Detection of lincRNAs

Transcripts generated by Flair were defined as “intergenic” if they had no overlap with any annotated protein-coding, rRNA, miRNA, snRNA, snoRNA, tRNA, or guide RNA gene. Transcripts were retained for further analysis if they were non-mitochondrial, intergenic, non-viral, and were at least 200 nucleotides in length [104]. The findORFs function in the ORFhunterR [105] R package was used to identify putative open reading frames (ORFs) and their lengths. CPC2 [106] was used to identify transcripts with coding potential. Additionally, BLASTX [107] was used to align transcripts to the Uniprot and Swiss-Prot combined database [108] under default parameters and a required cutoff E-value of 0.001. The transcripts were searched against annotated rRNAs, snRNAs, snoRNAs, miRNAs, tRNAs, and gRNAs, in the NCBI RefSeq Amel HAv3.1 assembly using discontiguous megablast (from BLAST + v2.10.1). Transcripts were considered long intergenic non-coding RNAs (lincRNAs) if they met all the above criteria, did not appear to be protein-coding by any of the three above methods, and did not align to other types of non-coding RNA using discontiguous megablast.

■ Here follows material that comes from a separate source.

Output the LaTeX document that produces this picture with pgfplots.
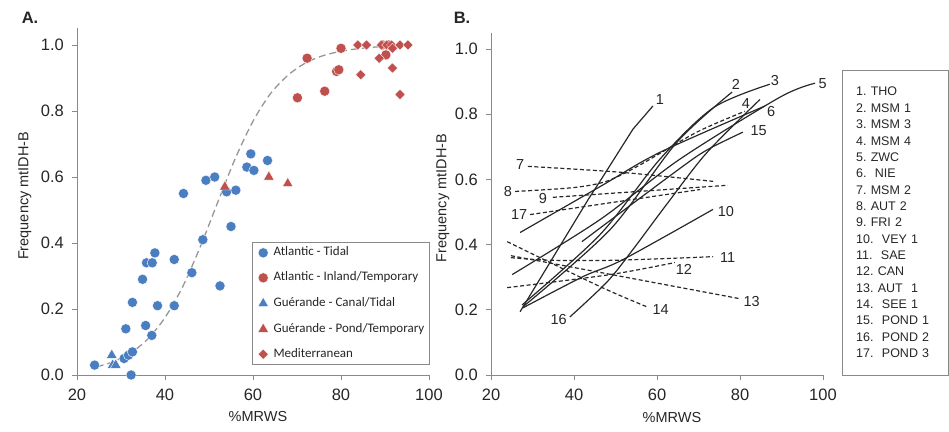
\documentclass[border=0pt]{standalone}
\usepackage{fontspec}
\setmainfont{Liberation Sans}
\newfontfamily\carlito{Carlito}
\usepackage{pgfplots}
\pgfplotsset{compat=1.18}
\definecolor{axgray}{RGB}{137,137,137}
\definecolor{ptblue}{RGB}{74,126,193}
\definecolor{ptred}{RGB}{192,80,77}
\definecolor{fitgray}{RGB}{150,150,150}
\definecolor{linedark}{RGB}{40,40,40}
\tikzset{lab/.style={font=\fontsize{14.5}{16}\selectfont, text=black!85, inner sep=0pt}}
\pgfplotsset{
  myaxis/.style={
    scale only axis, enlargelimits=false,
    xmin=20, xmax=100, ymin=0, ymax=1.05,
    axis lines=left, axis line style={-, draw=axgray, line width=0.9pt},
    tick align=outside, major tick length=5pt,
    tick style={draw=axgray, line width=0.9pt},
    xtick={20,40,60,80,100}, ytick={0,0.2,0.4,0.6,0.8,1.0},
    /pgf/number format/assume math mode=true,
    yticklabel style={/pgf/number format/fixed, /pgf/number format/fixed zerofill, /pgf/number format/precision=1},
    yticklabel style={anchor=east, inner sep=0pt, xshift=-8pt},
    xticklabel style={anchor=north, inner sep=0pt, yshift=-9pt},
    tick label style={font=\fontsize{16.5}{18}\selectfont, text=black!85},
    label style={font=\fontsize{14.5}{16}\selectfont, text=black!85},
    clip=false,
  },
  sl/.style={draw=linedark, line width=1.2pt, no marks},
  dl/.style={sl, dash pattern=on 4pt off 2.5pt},
}
\begin{document}
\begin{tikzpicture}[x=1pt,y=1pt]
\useasboundingbox (0,0) rectangle (949,431);
% ---------------- Panel A ----------------
\begin{axis}[myaxis, at={(77pt,56pt)}, anchor=south west,
  width=352pt, height=346.5pt,
  xlabel={\%MRWS}, ylabel={Frequency mtIDH-B},
  xlabel style={at={(axis description cs:0.514,-0.121)}, anchor=center},
  ylabel style={at={(axis description cs:-0.148,0.517)}, anchor=center},
  legend style={at={(axis description cs:0.497,0.384)}, anchor=north west,
    draw=axgray, line width=0.8pt, font=\carlito\fontsize{13}{15}\selectfont,
    text=black!85, inner xsep=5.5pt, inner ysep=5pt, row sep=14pt, column sep=5pt,
    nodes={inner sep=0pt, text height=8.5pt, text depth=2.5pt}},
  legend cell align=left,
]
\addplot[draw=fitgray, line width=1.3pt, dash pattern=on 7pt off 4pt, smooth, no marks, forget plot]
  coordinates {(24.5,0.025)(28,0.039)(32,0.065)(36,0.108)(40,0.174)(44,0.267)(48,0.388)(52,0.524)(56,0.657)(60,0.769)(64,0.853)(68,0.909)(72,0.946)(76,0.968)(80,0.981)(84,0.989)(88,0.994)(91,0.996)};
\addplot[only marks, mark=*, mark size=5.1pt, mark options={draw=white, line width=0.4pt, fill=ptblue}]
  coordinates {(24.0,0.03)(30.7,0.05)(31.7,0.06)(32.6,0.07)(32.3,0.00)(31.1,0.14)(32.6,0.22)(35.6,0.15)(37.0,0.12)(34.9,0.29)(35.8,0.34)(37.1,0.34)(37.7,0.37)(38.3,0.21)(42.1,0.35)(42.1,0.21)(46.1,0.31)(48.6,0.41)(52.5,0.27)(55.0,0.45)(44.2,0.55)(49.3,0.59)(51.3,0.60)(54.0,0.555)(56.1,0.56)(58.6,0.63)(59.5,0.67)(60.2,0.62)(63.3,0.65)};
\addlegendentry{Atlantic - Tidal}
\addplot[only marks, mark=*, mark size=5.1pt, mark options={draw=white, line width=0.4pt, fill=ptred}]
  coordinates {(70.1,0.84)(72.3,0.96)(76.3,0.86)(79.0,0.92)(79.5,0.925)(80.0,0.99)(90.2,0.97)(89.5,1.0)(90.8,1.0)};
\addlegendentry{Atlantic - Inland/Temporary}
\addplot[only marks, mark=triangle*, mark size=6.2pt, mark options={draw=white, line width=0.4pt, fill=ptblue}]
  coordinates {(27.9,0.06)(28.1,0.03)(28.8,0.03)};
\addlegendentry{Guérande - Canal/Tidal}
\addplot[only marks, mark=triangle*, mark size=6.2pt, mark options={draw=white, line width=0.4pt, fill=ptred}]
  coordinates {(53.6,0.57)(63.6,0.60)(67.9,0.58)};
\addlegendentry{Guérande - Pond/Temporary}
\addplot[only marks, mark=square*, mark size=3.6pt, mark options={rotate=45, draw=white, line width=0.3pt, fill=ptred}]
  coordinates {(83.8,1.0)(85.8,1.0)(89.2,1.0)(90.4,1.0)(91.5,1.0)(93.4,1.0)(95.2,1.0)(91.7,0.99)(88.7,0.96)(91.7,0.93)(84.5,0.91)(93.4,0.85)};
\addlegendentry{Mediterranean}
\end{axis}
% ---------------- Panel B ----------------
\begin{axis}[myaxis, at={(491pt,56pt)}, anchor=south west,
  width=332pt, height=342.3pt,
  xlabel={\%MRWS}, ylabel={Frequency mtIDH-B},
  xlabel style={at={(axis description cs:0.545,-0.123)}, anchor=center},
  ylabel style={at={(axis description cs:-0.145,0.517)}, anchor=center},
]
% solid lines
\addplot[sl] coordinates {(27.0,0.194)(43.4,0.538)(47.0,0.609)(54.2,0.754)(59.0,0.825)}; % 1
\addplot[sl, smooth] coordinates {(27.7,0.209)(48.7,0.446)(64.8,0.714)(78.1,0.868)}; % 2
\addplot[sl, smooth] coordinates {(27.5,0.215)(46.3,0.431)(60.7,0.662)(73.6,0.820)(87.2,0.892)}; % 3
\addplot[sl, smooth] coordinates {(25.1,0.308)(46.3,0.477)(65.5,0.662)(89.6,0.852)(98.1,0.895)}; % 5
\addplot[sl, smooth] coordinates {(27.0,0.437)(46.3,0.578)(60.7,0.683)(86.0,0.825)}; % 6
\addplot[sl, smooth] coordinates {(27.7,0.206)(42.2,0.302)(51.8,0.354)(73.5,0.508)}; % 10
\addplot[sl, smooth] coordinates {(41.9,0.409)(64.7,0.626)(72.0,0.690)(80.7,0.745)}; % 15
\addplot[sl, smooth] coordinates {(39.0,0.178)(48.0,0.286)(54.2,0.385)(62.3,0.523)(72.0,0.682)(84.8,0.845)}; % 16 / 4
% dashed lines
\addplot[dl, smooth] coordinates {(28.9,0.640)(51.1,0.622)(73.5,0.594)}; % 7
\addplot[dl, smooth] coordinates {(25.8,0.563)(40,0.575)(48,0.595)(56,0.645)(69.6,0.745)(81.2,0.809)}; % 8
\addplot[dl] coordinates {(34.9,0.545)(77.1,0.582)}; % 9
\addplot[dl] coordinates {(29.4,0.492)(70.4,0.569)}; % 17
\addplot[dl, smooth] coordinates {(24.8,0.360)(34.2,0.352)(50,0.352)(73.5,0.363)}; % 11
\addplot[dl, smooth] coordinates {(23.9,0.268)(48.7,0.308)(64.3,0.345)}; % 12
\addplot[dl] coordinates {(24.8,0.366)(80.0,0.234)}; % 13
\addplot[dl, smooth] coordinates {(23.9,0.409)(46.3,0.271)(57.6,0.209)}; % 14
% line labels
\node[lab] at (axis cs:60.7,0.846) {1};
\node[lab] at (axis cs:79.0,0.892) {2};
\node[lab] at (axis cs:88.4,0.902) {3};
\node[lab] at (axis cs:81.4,0.834) {4};
\node[lab] at (axis cs:99.9,0.895) {5};
\node[lab] at (axis cs:87.5,0.809) {6};
\node[lab] at (axis cs:27.0,0.646) {7};
\node[lab] at (axis cs:24.1,0.563) {8};
\node[lab] at (axis cs:32.5,0.542) {9};
\node[lab] at (axis cs:76.6,0.502) {10};
\node[lab] at (axis cs:77.0,0.360) {11};
\node[lab] at (axis cs:66.5,0.323) {12};
\node[lab] at (axis cs:82.8,0.225) {13};
\node[lab] at (axis cs:60.9,0.200) {14};
\node[lab] at (axis cs:84.5,0.751) {15};
\node[lab] at (axis cs:36.3,0.169) {16};
\node[lab] at (axis cs:26.8,0.492) {17};
\end{axis}
% panel letters
\node[font=\bfseries\fontsize{16.5}{18}\selectfont, text=black!85] at (30,413) {A.};
\node[font=\bfseries\fontsize{16.5}{18}\selectfont, text=black!85] at (462,413) {B.};
% key of panel B
\draw[axgray, line width=0.8pt] (842,56) rectangle (948,361);
\node[anchor=base west, inner sep=0pt, text width=88pt, align=left,
  font=\fontsize{12.5}{16.35}\selectfont, text=black!85] at (856,335) {%
1.\ THO\\
2.\ MSM 1\\
3.\ MSM 3\\
4.\ MSM 4\\
5.\ ZWC\\
6.\ \ NIE\\
7.\ MSM 2\\
8.\ AUT 2\\
9.\ FRI 2\\
10.\ \ VEY 1\\
11.\ \ SAE\\
12.\ CAN\\
13.\ AUT\ \ 1\\
14.\ \ SEE 1\\
15.\ \ POND 1\\
16.\ \ POND 2\\
17.\ \ POND 3};
\end{tikzpicture}
\end{document}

Detection of isoform switching

Flair was used to quantify the abundance of each transcript in each sample. Counts were then imported into IsoformSwitchAnalyzeR (v1.18.0) [109] in R to test for differential isoform transcription between aggressive and non-aggressive bees and between the crosses with DEXseq [110]. Transcripts detected to exhibit isoform switching at FDR < 0.1 were retained for further analysis. ORFs were then predicted de novo from the transcript sequences using IsoformSwitchAnalyzeR. Additionally, the transcript sequences were analyzed by CPC2 to predict coding potential, overriding ORFs called by IsoformSwitchAnalyzeR if the transcript was determined to be non-coding at a cutoff of 0.7. Hmmscan [111] was then used to compare predicted ORFs to the Pfam database [112] to predict protein domains. SignalP (v5.0) [113] was used to predict signal peptides within predicted ORFs. NetSurfP2 [114] was used to predict intrinsically disordered regions within predicted ORFs. Finally, alternative splicing was then analyzed within IsoformSwitchAnalyzeR, and isoform switches were determined to have “consequences” if there were changes in coding potential, domains, signal peptides, intrinsically disordered regions, or intron retention.

Differential expression analyses

Flair was used for each cross to quantify transcript abundances for each sample for each gene. Counts were then summed within genes regardless of parent ID or transcript ID, and samples from both crosses were combined into one gene count matrix in R. Counts were then TMM normalized using the edgeR package [115], and genes with n < 8 counts per million in at least n = 3 samples were filtered. After filtering, TMM normalization was performed again on the raw counts to calculate normalized log2-based count per million values (logCPM) using the edgeR package with a prior count of 2 to stabilize fold-changes of lowly transcribed genes. Multidimensional scaling using the limma package [116] was used to assess the largest effects on gene composition among the samples, using the top 5,000 most variable genes between each pair of samples. Differential expression analysis was then performed using the limma-trend method to test for differences in transcript abundance between aggressive and non-aggressive bees and between the crosses. Test results were FDR corrected, and only genes with FDR < 0.05 were considered to exhibit differential expression.